[Figure scripts]
========================

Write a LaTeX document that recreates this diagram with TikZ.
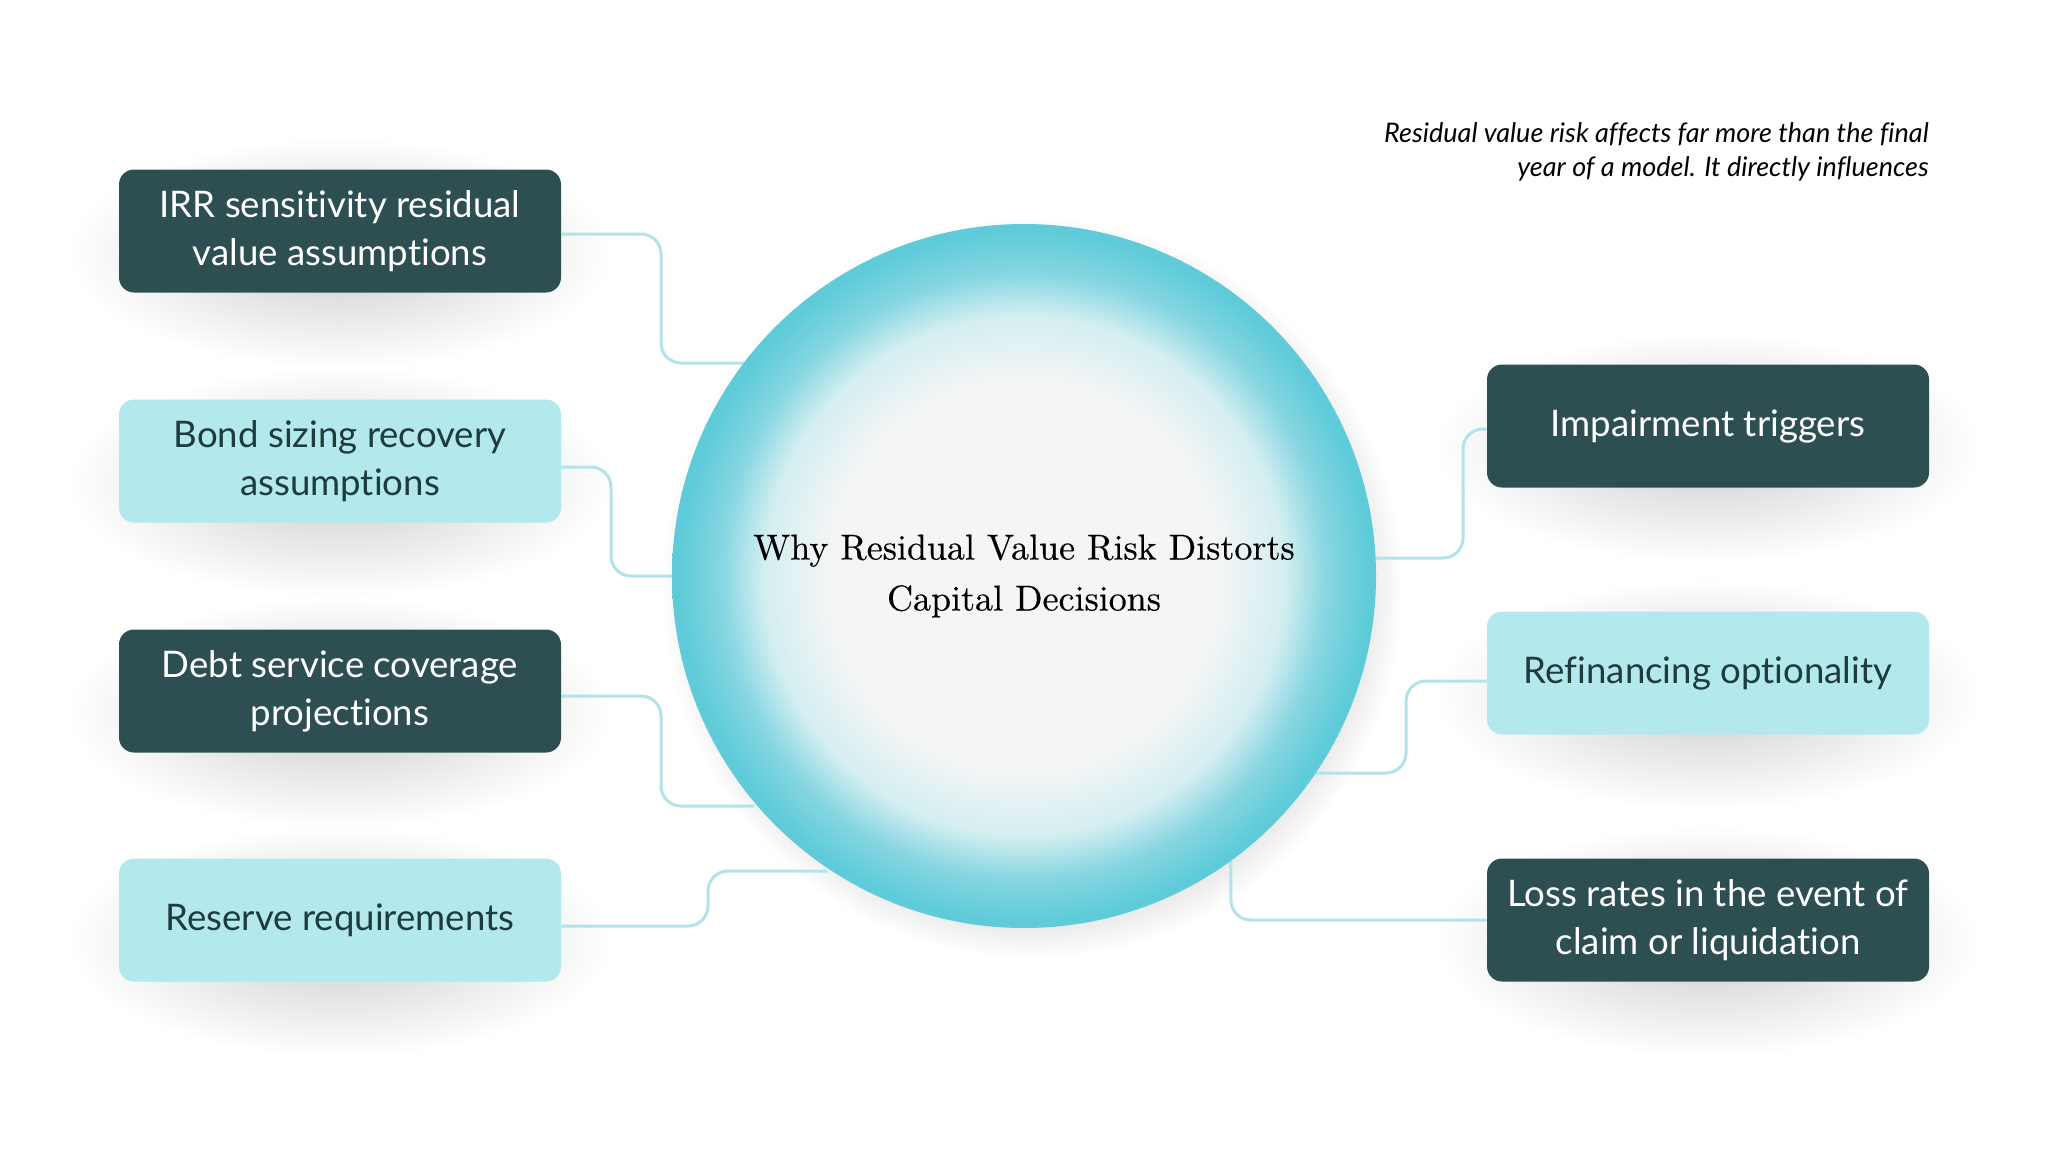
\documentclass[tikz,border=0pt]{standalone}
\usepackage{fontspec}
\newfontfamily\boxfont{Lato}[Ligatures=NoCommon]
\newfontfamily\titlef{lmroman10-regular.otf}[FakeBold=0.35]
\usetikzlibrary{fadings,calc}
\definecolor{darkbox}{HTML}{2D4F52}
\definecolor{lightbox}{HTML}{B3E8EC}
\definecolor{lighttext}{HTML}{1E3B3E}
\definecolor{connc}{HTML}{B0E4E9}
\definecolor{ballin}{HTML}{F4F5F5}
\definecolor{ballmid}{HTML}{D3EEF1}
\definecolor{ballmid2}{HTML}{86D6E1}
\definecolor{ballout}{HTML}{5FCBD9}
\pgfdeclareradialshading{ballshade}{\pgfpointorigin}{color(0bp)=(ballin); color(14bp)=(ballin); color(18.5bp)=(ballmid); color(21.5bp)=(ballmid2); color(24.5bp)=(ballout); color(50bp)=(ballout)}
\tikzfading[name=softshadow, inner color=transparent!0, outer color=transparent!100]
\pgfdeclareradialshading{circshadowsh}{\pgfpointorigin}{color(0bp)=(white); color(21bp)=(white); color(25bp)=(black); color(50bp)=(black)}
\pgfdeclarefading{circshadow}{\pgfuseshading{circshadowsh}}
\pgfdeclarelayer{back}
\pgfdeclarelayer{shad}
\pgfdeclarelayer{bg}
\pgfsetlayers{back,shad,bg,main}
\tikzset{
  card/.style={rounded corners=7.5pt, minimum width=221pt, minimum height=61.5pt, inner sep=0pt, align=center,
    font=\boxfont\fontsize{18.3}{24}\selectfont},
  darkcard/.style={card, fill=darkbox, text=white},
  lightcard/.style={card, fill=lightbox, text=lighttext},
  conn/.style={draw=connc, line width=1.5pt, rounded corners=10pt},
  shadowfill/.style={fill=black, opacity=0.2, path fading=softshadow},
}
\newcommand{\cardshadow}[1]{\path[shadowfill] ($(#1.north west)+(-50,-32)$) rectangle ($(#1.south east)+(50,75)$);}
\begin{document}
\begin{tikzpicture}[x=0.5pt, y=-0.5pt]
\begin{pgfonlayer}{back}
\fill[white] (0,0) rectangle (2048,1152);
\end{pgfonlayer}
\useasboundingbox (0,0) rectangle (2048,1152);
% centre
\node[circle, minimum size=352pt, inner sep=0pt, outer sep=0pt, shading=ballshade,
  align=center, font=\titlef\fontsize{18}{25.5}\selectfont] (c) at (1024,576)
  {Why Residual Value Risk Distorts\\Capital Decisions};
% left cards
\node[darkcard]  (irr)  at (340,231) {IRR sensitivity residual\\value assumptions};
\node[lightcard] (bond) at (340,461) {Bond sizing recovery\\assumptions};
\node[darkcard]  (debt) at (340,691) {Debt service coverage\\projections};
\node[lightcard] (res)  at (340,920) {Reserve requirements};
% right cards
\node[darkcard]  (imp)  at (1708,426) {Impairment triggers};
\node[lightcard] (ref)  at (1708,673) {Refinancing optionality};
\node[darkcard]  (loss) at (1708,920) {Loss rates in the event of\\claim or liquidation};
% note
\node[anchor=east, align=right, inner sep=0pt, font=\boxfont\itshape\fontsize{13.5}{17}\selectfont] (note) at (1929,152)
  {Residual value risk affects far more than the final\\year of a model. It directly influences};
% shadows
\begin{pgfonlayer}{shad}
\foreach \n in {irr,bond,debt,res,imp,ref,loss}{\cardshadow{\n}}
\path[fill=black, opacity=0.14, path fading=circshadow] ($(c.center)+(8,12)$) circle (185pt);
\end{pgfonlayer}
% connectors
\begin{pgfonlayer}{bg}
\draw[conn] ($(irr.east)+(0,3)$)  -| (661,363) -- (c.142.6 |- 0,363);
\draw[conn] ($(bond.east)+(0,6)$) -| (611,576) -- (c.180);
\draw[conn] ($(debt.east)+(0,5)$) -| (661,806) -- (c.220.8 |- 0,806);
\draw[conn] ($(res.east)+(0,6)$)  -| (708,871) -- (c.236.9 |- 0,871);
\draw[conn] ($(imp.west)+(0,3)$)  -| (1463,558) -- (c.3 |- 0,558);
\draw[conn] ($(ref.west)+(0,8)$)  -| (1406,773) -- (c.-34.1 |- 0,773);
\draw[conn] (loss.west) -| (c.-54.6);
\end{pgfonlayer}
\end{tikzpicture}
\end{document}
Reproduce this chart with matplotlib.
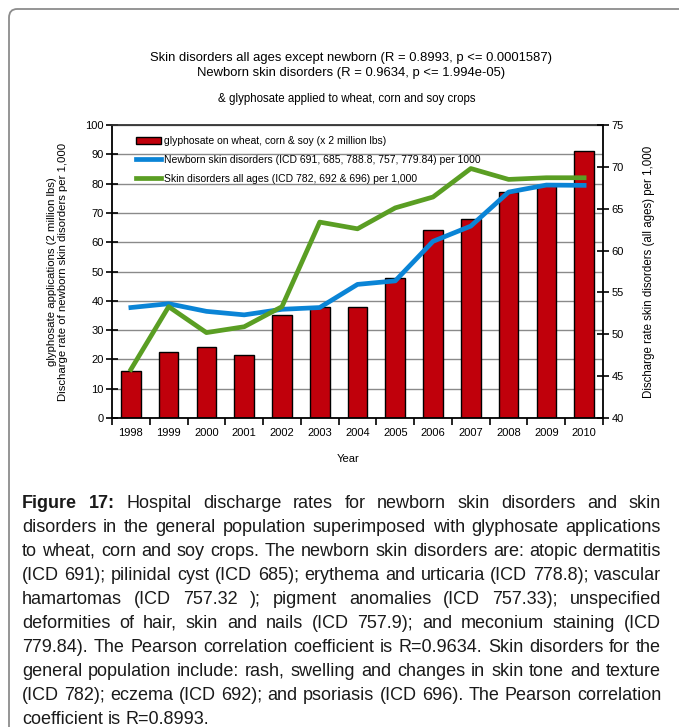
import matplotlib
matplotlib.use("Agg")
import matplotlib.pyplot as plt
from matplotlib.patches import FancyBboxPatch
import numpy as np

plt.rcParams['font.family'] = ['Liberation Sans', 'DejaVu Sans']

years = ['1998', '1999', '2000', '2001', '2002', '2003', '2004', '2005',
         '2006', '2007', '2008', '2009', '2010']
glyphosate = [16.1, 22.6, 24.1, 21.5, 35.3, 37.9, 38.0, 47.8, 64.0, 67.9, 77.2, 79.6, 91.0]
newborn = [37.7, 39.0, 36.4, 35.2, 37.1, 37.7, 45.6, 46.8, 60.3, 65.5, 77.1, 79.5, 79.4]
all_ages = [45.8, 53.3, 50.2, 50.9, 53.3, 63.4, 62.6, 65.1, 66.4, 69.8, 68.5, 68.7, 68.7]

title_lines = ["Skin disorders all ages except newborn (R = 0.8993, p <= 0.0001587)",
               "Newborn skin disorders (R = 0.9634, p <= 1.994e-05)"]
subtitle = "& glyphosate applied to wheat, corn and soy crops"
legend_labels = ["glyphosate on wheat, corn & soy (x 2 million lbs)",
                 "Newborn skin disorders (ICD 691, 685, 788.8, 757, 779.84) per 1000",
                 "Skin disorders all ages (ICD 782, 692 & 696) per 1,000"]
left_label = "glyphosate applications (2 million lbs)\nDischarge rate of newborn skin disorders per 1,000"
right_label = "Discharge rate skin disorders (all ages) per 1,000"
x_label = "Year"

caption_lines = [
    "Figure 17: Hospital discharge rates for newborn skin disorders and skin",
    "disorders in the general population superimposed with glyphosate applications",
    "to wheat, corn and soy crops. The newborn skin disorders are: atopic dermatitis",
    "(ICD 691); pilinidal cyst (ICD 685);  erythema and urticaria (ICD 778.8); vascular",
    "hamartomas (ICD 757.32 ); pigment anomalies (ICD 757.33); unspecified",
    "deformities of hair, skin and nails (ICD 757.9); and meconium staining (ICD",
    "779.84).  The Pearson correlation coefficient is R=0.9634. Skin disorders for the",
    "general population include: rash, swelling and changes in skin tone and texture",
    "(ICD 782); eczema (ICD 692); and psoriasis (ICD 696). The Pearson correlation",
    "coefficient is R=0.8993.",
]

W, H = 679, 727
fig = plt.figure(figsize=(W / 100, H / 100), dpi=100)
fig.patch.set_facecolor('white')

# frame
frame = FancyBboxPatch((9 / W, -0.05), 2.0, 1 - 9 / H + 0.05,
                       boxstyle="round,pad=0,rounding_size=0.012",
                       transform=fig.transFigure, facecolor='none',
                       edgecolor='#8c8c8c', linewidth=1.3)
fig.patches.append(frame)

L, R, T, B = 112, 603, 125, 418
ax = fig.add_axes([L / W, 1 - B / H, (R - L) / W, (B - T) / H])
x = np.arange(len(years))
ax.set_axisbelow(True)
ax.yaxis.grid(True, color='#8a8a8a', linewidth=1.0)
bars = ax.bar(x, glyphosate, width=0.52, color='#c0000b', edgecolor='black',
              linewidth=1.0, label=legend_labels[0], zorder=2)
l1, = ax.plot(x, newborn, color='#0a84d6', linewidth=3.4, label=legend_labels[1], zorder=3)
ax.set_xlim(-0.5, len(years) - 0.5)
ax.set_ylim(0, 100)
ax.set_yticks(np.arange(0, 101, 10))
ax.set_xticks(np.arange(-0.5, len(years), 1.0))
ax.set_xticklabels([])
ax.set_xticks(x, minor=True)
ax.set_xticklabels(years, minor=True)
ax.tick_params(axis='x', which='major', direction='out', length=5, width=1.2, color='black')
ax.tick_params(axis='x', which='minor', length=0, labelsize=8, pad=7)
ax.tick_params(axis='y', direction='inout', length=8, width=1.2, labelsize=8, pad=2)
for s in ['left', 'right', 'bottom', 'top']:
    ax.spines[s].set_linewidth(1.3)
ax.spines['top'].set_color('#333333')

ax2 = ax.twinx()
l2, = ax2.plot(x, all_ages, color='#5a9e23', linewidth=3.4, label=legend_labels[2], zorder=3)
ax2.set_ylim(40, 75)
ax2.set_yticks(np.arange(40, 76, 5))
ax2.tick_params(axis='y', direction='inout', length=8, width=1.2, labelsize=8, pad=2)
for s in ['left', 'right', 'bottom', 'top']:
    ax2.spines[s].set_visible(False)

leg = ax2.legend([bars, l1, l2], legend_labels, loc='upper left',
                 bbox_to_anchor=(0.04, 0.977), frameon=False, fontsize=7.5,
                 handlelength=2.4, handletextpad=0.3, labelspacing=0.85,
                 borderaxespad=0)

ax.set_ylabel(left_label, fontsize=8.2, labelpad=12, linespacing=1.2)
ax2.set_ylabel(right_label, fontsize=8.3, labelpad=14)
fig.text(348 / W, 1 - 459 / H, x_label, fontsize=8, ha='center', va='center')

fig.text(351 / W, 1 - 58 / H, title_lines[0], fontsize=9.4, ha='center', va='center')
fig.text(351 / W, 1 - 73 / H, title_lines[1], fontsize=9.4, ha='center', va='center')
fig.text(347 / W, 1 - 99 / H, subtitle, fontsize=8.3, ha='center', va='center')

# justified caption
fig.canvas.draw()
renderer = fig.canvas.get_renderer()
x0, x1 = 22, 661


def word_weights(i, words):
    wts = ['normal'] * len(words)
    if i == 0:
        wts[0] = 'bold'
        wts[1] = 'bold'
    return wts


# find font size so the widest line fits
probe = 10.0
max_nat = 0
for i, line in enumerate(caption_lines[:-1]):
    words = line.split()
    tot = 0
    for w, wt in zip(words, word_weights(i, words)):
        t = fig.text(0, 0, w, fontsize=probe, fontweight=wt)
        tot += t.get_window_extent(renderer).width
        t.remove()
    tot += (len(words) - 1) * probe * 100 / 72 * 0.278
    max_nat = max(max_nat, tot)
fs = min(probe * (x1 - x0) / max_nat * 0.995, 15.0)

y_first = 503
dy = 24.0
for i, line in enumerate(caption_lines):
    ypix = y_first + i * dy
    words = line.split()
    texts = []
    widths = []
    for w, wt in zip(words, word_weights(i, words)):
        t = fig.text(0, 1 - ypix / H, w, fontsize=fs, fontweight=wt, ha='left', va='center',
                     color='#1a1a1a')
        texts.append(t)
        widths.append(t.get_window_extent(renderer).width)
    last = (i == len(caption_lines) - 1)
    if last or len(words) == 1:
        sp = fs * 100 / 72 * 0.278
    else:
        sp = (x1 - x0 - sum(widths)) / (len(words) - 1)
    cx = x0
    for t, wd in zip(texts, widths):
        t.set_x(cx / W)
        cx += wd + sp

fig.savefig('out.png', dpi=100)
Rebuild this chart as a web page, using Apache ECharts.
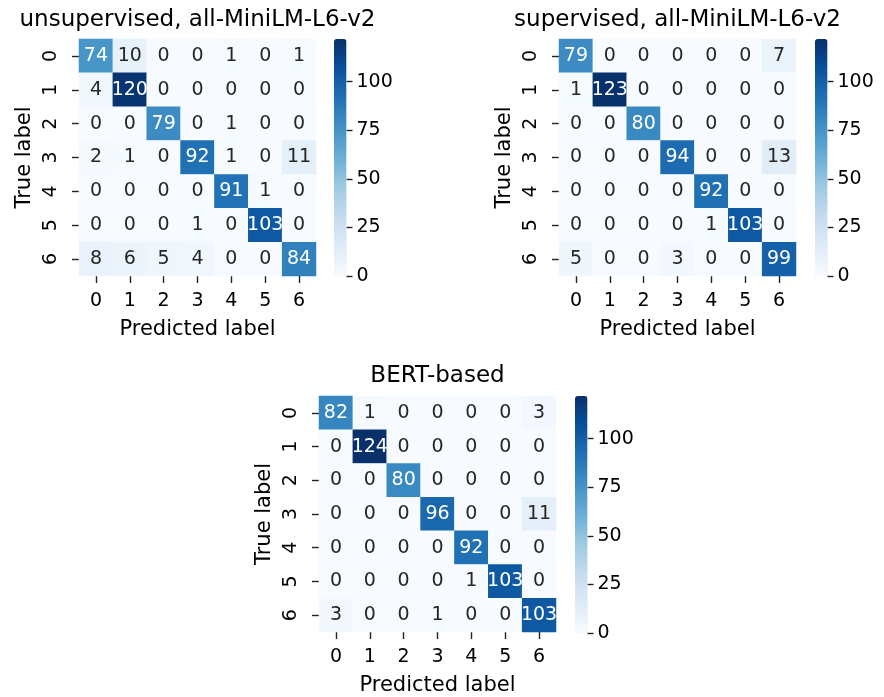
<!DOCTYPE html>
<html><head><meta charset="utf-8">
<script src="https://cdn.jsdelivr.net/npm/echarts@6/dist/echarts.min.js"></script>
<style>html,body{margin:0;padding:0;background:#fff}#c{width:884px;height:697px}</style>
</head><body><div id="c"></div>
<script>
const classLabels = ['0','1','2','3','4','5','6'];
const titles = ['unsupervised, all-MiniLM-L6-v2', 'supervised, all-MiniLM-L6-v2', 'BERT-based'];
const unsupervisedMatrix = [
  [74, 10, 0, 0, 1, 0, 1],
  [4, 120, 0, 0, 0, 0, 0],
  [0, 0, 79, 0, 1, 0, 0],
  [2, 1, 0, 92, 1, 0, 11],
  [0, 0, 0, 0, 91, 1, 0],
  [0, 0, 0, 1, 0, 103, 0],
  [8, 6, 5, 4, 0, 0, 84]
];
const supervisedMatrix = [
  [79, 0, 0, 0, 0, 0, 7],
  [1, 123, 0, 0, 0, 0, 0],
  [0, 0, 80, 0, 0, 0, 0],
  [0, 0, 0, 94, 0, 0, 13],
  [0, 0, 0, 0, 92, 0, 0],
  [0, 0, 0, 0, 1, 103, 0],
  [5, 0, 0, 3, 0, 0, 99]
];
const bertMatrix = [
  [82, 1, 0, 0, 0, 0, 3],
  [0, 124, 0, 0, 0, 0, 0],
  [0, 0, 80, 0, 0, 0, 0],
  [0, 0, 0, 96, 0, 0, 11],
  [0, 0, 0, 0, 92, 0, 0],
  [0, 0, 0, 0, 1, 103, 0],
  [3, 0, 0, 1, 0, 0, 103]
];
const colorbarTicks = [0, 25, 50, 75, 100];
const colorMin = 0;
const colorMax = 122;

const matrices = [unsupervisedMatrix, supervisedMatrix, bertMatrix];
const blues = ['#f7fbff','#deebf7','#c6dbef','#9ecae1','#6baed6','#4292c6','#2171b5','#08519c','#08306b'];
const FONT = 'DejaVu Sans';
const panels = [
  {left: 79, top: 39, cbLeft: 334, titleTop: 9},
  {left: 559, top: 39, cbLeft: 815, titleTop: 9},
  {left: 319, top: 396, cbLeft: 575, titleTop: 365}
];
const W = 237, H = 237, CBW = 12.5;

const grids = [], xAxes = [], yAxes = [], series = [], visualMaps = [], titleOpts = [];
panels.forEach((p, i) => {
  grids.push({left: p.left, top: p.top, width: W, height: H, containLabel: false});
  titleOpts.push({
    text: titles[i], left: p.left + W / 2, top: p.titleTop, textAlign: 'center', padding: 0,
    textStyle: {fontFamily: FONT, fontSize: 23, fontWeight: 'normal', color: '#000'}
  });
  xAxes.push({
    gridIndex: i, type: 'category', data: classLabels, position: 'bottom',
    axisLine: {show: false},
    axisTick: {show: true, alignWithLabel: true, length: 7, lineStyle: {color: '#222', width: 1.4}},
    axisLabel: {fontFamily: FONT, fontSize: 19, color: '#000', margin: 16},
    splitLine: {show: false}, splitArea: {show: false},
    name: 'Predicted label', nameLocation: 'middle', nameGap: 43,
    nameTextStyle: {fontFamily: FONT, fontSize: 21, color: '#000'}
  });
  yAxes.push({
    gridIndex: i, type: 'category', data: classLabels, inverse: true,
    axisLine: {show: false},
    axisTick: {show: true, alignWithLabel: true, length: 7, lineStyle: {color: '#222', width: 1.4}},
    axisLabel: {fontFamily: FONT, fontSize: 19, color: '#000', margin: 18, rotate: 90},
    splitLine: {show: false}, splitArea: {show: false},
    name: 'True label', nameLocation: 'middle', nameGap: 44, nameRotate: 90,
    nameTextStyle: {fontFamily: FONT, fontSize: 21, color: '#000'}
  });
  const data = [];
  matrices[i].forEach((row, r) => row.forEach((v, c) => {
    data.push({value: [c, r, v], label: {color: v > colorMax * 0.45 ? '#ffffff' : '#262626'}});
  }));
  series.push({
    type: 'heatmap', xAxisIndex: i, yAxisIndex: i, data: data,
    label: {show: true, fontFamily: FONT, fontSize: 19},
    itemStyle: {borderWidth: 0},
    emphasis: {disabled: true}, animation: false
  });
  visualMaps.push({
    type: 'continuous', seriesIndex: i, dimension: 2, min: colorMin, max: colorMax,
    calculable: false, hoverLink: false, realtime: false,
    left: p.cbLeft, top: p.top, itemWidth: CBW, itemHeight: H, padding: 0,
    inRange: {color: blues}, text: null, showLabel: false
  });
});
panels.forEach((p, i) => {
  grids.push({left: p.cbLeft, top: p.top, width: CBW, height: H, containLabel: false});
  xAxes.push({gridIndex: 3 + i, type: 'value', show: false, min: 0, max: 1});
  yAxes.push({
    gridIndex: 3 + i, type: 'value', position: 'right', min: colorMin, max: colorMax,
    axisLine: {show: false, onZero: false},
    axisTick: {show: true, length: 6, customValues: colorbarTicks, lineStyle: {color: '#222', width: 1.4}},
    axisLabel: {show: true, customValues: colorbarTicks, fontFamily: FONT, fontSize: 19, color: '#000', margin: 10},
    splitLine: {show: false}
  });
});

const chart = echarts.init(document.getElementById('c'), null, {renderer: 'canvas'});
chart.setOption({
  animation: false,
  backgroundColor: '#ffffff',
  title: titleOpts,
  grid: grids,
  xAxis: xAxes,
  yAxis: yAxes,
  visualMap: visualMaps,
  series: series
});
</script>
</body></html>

========================

[Written instruction]:
Take every line that includes the string "this" and copy it.

[Exercise result]:
Write a LaTeX document that recreates this diagram with TikZ.
Reproduce this chart with matplotlib.
Rebuild this chart as a web page, using Apache ECharts.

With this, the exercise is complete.